I try to forge a team aspect with families. Yes..... They are difficult, but usually it's out of love and fear . We let patients "fire" nurses and cnas . I'm sure it's controversial but giving people that control makes them feel more in control. We rarely deal with threatening behavior, for that we call security

Specializes in Psychiatry, Community, Nurse Manager, hospice.

Nurses should be able to defuse minor situations and not escalate every disagreement into an issue for security to handle. I disagree that the standard for communication should be comparable to what you would find in a bank or at walmart. People are not running errands at the hospital. They are often facing the most devastating situations in their lives. The emotions run very high, as they should. If someone is freaking out in the hospital it's not because their coupon wasn't accepted or they were charged an overdraft fee. They could be losing a loved one. They could be facing permanent disability of the breadwinner in their family.

It behooves us to develop excellent interpersonal skills, far above those of a bank teller or a walmart cashier. Validating frustrations, educating, letting family members help with care, these are good skills. Don't try to move challenging behavior into the category of violence just so you can pass off a problem to security. If someone is truly at the point of imminent violence there is never a reason to say You need to calm down or I'm going to call security, you just call them and protect yourself. If you are telling people to calm down or else in order to embarrass them or make them feel guilty, know that there are better ways to handle challenging behavior.

Specializes in ICU.

I'm wondering if you might be able to clarify… Do you feel as though saying no to requests from family will make your shift miserable? Or are you afraid that your management will not back you up if you set limits?
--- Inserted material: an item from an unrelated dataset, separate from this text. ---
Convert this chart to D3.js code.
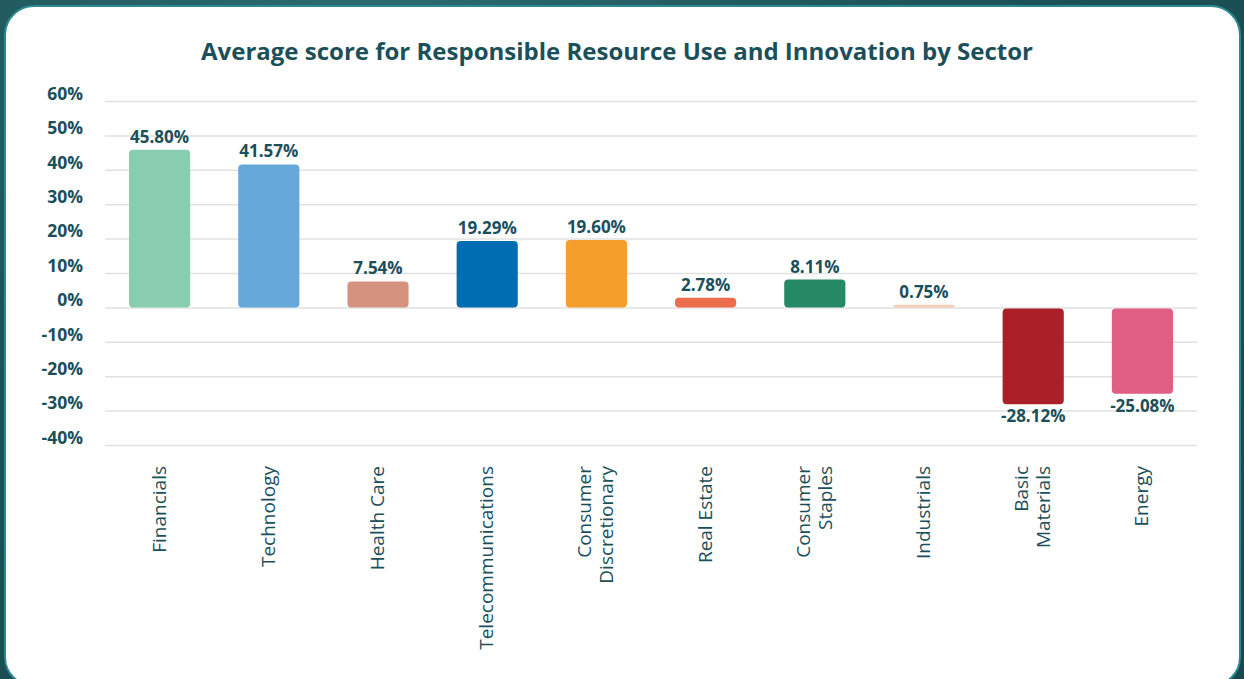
<!DOCTYPE html>
<html>
<head>
<meta charset="utf-8">
<script src="https://cdn.jsdelivr.net/npm/d3@7"></script>
<style>
  html, body { margin: 0; padding: 0; }
  body {
    width: 1244px; height: 679px; overflow: hidden;
    background: radial-gradient(ellipse at 30% 0%, #2b6b70 0%, #1d5459 45%, #174a50 100%);
    font-family: "Open Sans", "Lato", sans-serif;
  }
  .card {
    position: absolute; left: 4px; top: 5px; width: 1233px; height: 678px;
    background: #fff; border: 2px solid #2c8a92; border-radius: 30px;
  }
  svg { position: absolute; left: 0; top: 0; }
</style>
</head>
<body>
<div class="card"></div>
<div class="barchart"></div>
<script>
// data
var sectors = ["Financials", "Technology", "Health Care", "Telecommunications", "Consumer Discretionary",
               "Real Estate", "Consumer Staples", "Industrials", "Basic Materials", "Energy"];
// how each label is wrapped on the axis
var sectorLines = [["Financials"], ["Technology"], ["Health Care"], ["Telecommunications"],
                   ["Consumer", "Discretionary"], ["Real Estate"], ["Consumer", "Staples"],
                   ["Industrials"], ["Basic", "Materials"], ["Energy"]];
var scores = [45.80, 41.57, 7.54, 19.29, 19.60, 2.78, 8.11, 0.75, -28.12, -25.08];
var colors = ["#88cdb0", "#67a8da", "#d5937f", "#006db2", "#f59e2b",
              "#ec6d4c", "#268966", "#f8cbb4", "#aa1f28", "#e05e83"];
var yTicks = [-40, -30, -20, -10, 0, 10, 20, 30, 40, 50, 60];

var textColor = "#1b4f5a";

var svg = d3.select("body").select(".barchart").append("svg")
    .attr("width", 1244)
    .attr("height", 679);

// title
svg.append("text")
  .attr("x", 617)
  .attr("y", 60)
  .attr("text-anchor", "middle")
  .style("font-size", "24px")
  .style("font-weight", 700)
  .style("fill", textColor)
  .text("Average score for Responsible Resource Use and Innovation by Sector");

// axis
var x = d3.scaleBand()
    .domain(sectors)
    .range([105, 1197])
    .paddingInner(0.44)
    .paddingOuter(0.22);

var y = d3.scaleLinear()
    .domain([-40, 60])
    .range([445, 101]);

// grid + y labels
var yAxis = svg.append("g")
  .attr("class", "y-axis")
  .attr("transform", "translate(105,0)")
  .call(d3.axisLeft(y).tickValues(yTicks).tickSize(-1092).tickFormat(d => d + "%"));

yAxis.select(".domain").remove();
yAxis.selectAll(".tick line")
  .attr("stroke", "#e1e1e1")
  .attr("stroke-width", 1.5);
yAxis.selectAll(".tick text")
  .attr("x", -22)
  .attr("dy", "-0.1em")
  .style("font-family", "'Open Sans', sans-serif")
  .style("font-size", "17.5px")
  .style("font-weight", 700)
  .style("fill", textColor);

// bars
svg.selectAll(".bar")
  .data(scores)
  .enter().append("rect")
    .attr("class", "bar")
    .attr("x", (d, i) => x(sectors[i]))
    .attr("width", x.bandwidth())
    .attr("y", d => d >= 0 ? y(d) : y(0) + 1)
    .attr("height", d => Math.max(1.5, Math.abs(y(d) - y(0)) - (d >= 0 ? 0 : 1)))
    .attr("rx", 4)
    .style("fill", (d, i) => colors[i]);

// value labels
svg.selectAll(".val")
  .data(scores)
  .enter().append("text")
    .attr("class", "val")
    .attr("x", (d, i) => x(sectors[i]) + x.bandwidth() / 2)
    .attr("y", d => d >= 0 ? y(d) - 7 : y(d) + 18)
    .attr("text-anchor", "middle")
    .style("font-size", "17px")
    .style("font-weight", 700)
    .style("fill", textColor)
    .text(d => d.toFixed(2) + "%");

// x labels, rotated
var xl = svg.selectAll(".xlab")
  .data(sectorLines)
  .enter().append("text")
    .attr("class", "xlab")
    .attr("transform", (d, i) => "translate(" + (x(sectors[i]) + x.bandwidth() / 2) + ",466) rotate(-90)")
    .attr("text-anchor", "end")
    .style("font-size", "19px")
    .style("font-weight", 500)
    .style("fill", textColor);

xl.each(function(lines) {
  var t = d3.select(this);
  var start = lines.length === 1 ? 6 : -5;
  lines.forEach((l, k) => {
    t.append("tspan")
      .attr("x", 0)
      .attr("y", start + k * 22)
      .text(l);
  });
});
</script>
</body>
</html>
On my unit, I regularly have patient assignments where one patient is more heavy” in terms of acuity and another patient (or their family) are more heavy” with regards to emotional / spiritual needs. Though I try to be generous with my time and support for the latter type, I have to remain focused on ensuring safe care for less stable patients.

Unfortunately, you won't make everyone happy all the time…And that's completely okay.

Specializes in Med-surg, telemetry, critical care..

We nurses are professionals. We must stop trying to please everyone all the time. We do, however, need to learn diplomacy and tact. While we may rightfully feel threatened enough by certain people we cannot calm, we can employ techniques to diffuse a situation. Unfortunately, conflict resolution is STILL not taught in nursing school.

You may not take abuse from anyone. Just because they are angry, scared, concerned, tired etc... Does not give anyone a reason to lash out at you. It may be an explanation but is not an excuse.

You need to tell them that in no uncertain terms they may not speak to you that way. If it continues tell them you will be calling security. And if they fail to be respectful than call security.

Chances are are if they are harassing you and won't take no as an answer they might also be harassing the patient.

Maybe the patient is tired and they are talking, or maybe they force the patient to eat because they think it will best for the patient. Or maybe they are just rude and are not giving the patient the space he needs.

A good rule, especially ehen dealing will obnoxious family members, is to respectfully ask them to leave when you do your assesmant.

Tell them it's your policy and than ask the patient if they really want their family there. You will be surprised.

A sick relative does not make you a loud mouthed bully. It may give you an excuse to act naturally but it does NOT change your personality.

Specializes in burn ICU, SICU, ER, Trauma Rapid Response.
Nurses should be able to defuse minor situations and not escalate every disagreement into an issue for security to handle. I disagree that the standard for communication should be comparable to what you would find in a bank or at walmart.

In my previous reply where I said I don't tolerate abuse from anyone, I was assuming that normal de-escalation techniques that nurses use every day had been used and we were already beyond that. I thought it was a given.